Et que risque Genève sur le court terme?
Il faut préciser que les États-Unis ont de toute façon un retard chronique de paiement de leur contribution à l’ONU de deux ans et demi. L’ONU souffre donc d’une crise de liquidité depuis longtemps. Elle s’est désormais transformée en vraie crise budgétaire. Les États-Unis sont – ou étaient – les plus gros contributeurs de la plupart des organisations internationales.
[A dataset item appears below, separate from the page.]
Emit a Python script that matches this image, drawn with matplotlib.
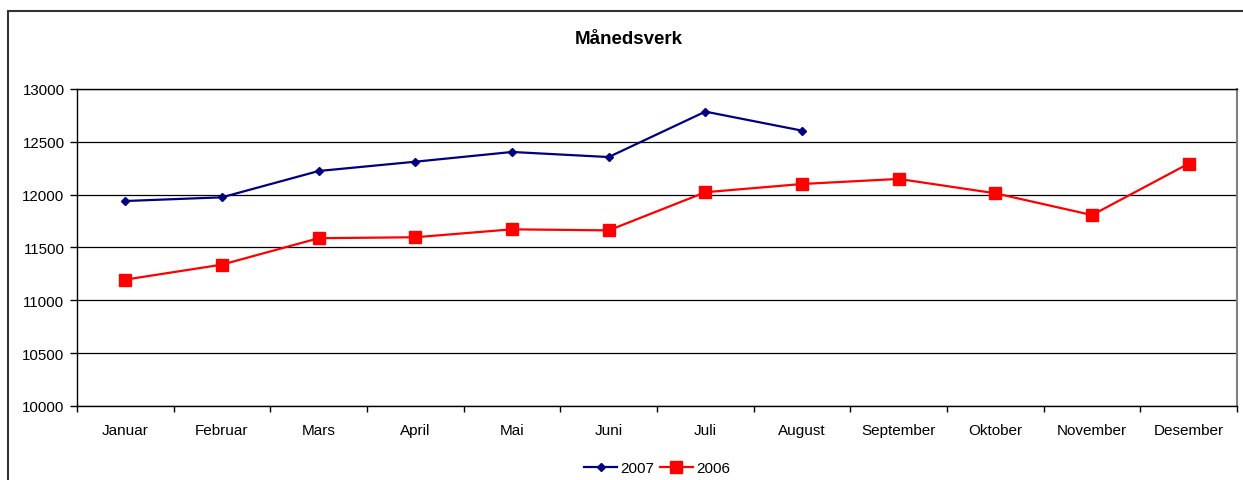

Entre les contributions obligatoires et les contributions volontaires, leur part varie de 20 à 45%. Avec le tarissement de cette manne, des postes sont supprimés, les contrats temporaires ne sont pas renouvelés et l’on n’engage plus personne. De nombreux employés des organisations internationales sont également délocalisés dans d’autres centres de l’ONU, situés à Vienne, Budapest, mais aussi à Bangkok, à Addis-Abeba, bref, là où la vie est beaucoup moins chère qu’à Genève. On estime qu’entre 15’000 et 20’000 postes disparaîtront cette année à Genève. Et je ne parle là que des emplois directs. Cette communauté d’expatriés consomme depuis des décennies dans la région, fréquente des restaurants ou des pubs, envoie ses enfants dans les écoles internationales; les hôtels hébergent fonctionnaires internationaux, experts et diplomates de passage, etc. Les conséquences pour Genève seront importantes. Et celles pour le monde aussi. Le multilatéralisme tel qu’on le connaît est en train de mourir.